Christian Donle has published a short piece titled Amicus Curiae-Eingabe der Kommission zu standardessenziellen Patenten (“Amicus Curiae Brief of the Commission on Standard-Essential Patents”), 19/2024 GRUR 1404-05. Here is the abstract (my translation):
The Commission has submitted an amicus curiae brief in two parallel SEP infringement proceedings with the Munich Higher Regional Court, and explained its understanding of the CJEU’s decision in Huawei v. ZTE. This appears to be only the second amicus curiae brief of the Commission in a German judicial proceeding at all, and the potential to affect the judicial practice of the German courts and of the UPC.
The author
concludes that, should the CJEU affirm the Commission’s understanding, the
German courts’ strict emphasis on the implementer’s willingness to license
would become to a considerable extent obsolete; and the focus would shift to whether
the offer of the SEP owner and counteroffer of the implementer are actually
FRAND. For previous discussion of the brief on this blog, see here and here.
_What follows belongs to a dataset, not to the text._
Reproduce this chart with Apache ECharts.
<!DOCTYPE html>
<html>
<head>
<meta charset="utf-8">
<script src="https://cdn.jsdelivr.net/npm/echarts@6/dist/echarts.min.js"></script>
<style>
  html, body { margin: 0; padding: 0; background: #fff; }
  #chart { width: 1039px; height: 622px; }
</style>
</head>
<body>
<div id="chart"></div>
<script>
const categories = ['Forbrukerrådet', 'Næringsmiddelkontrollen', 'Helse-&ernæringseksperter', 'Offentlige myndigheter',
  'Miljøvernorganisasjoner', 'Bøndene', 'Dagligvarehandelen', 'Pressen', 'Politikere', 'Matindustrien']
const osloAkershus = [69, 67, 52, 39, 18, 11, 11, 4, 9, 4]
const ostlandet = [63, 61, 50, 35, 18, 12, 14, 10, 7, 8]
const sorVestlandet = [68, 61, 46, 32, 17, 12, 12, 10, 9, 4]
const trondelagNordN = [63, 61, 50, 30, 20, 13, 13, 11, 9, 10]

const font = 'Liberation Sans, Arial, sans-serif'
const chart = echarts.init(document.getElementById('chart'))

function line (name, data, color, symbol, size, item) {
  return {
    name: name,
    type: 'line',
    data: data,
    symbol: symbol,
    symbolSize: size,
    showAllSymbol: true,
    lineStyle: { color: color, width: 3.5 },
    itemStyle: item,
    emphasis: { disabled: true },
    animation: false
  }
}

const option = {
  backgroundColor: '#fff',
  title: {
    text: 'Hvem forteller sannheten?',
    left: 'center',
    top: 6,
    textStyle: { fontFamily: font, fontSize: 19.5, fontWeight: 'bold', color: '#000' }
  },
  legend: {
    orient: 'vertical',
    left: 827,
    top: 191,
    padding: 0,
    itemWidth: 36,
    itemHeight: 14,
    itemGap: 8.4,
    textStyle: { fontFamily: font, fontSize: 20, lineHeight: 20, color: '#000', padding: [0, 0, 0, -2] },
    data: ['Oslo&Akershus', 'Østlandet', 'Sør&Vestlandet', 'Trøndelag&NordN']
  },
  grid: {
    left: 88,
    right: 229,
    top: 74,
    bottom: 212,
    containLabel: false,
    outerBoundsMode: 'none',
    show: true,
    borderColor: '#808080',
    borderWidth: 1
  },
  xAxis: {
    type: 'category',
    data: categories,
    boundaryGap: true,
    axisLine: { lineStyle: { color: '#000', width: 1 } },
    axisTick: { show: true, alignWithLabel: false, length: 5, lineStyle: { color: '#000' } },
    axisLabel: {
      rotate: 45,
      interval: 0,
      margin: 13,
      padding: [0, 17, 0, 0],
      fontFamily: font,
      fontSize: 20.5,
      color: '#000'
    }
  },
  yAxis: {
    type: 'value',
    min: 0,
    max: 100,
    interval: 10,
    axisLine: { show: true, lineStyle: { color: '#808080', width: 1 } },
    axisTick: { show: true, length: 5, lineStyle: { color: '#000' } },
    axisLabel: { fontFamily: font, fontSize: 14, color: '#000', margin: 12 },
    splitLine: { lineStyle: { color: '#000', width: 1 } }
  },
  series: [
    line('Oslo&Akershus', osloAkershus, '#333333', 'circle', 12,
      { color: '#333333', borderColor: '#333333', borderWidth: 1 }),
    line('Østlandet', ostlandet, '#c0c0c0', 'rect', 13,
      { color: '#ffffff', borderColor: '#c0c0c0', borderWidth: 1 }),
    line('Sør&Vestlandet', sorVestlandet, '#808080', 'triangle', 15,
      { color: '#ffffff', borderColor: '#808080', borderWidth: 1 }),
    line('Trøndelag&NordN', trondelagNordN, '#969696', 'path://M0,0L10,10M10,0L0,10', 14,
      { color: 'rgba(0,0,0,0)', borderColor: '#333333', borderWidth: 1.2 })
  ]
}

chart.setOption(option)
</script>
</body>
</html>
Also in the same issue is Klaus Bacher’s Die Rechtsprechung des BGH in Patentsachen seit dem Jahr 2023 (“The case law of the Federal Supreme Court in Patent Actions Since 2023”), which (at pp. 1397-99) discusses inter alia the important damages decisions in Polsterumarbeitungsmaschine (on convoyed and springboard damages) and in Verdampfungstrockneranlage (on extraterritorial damages), which I have previously noted on this blog here, here, and here.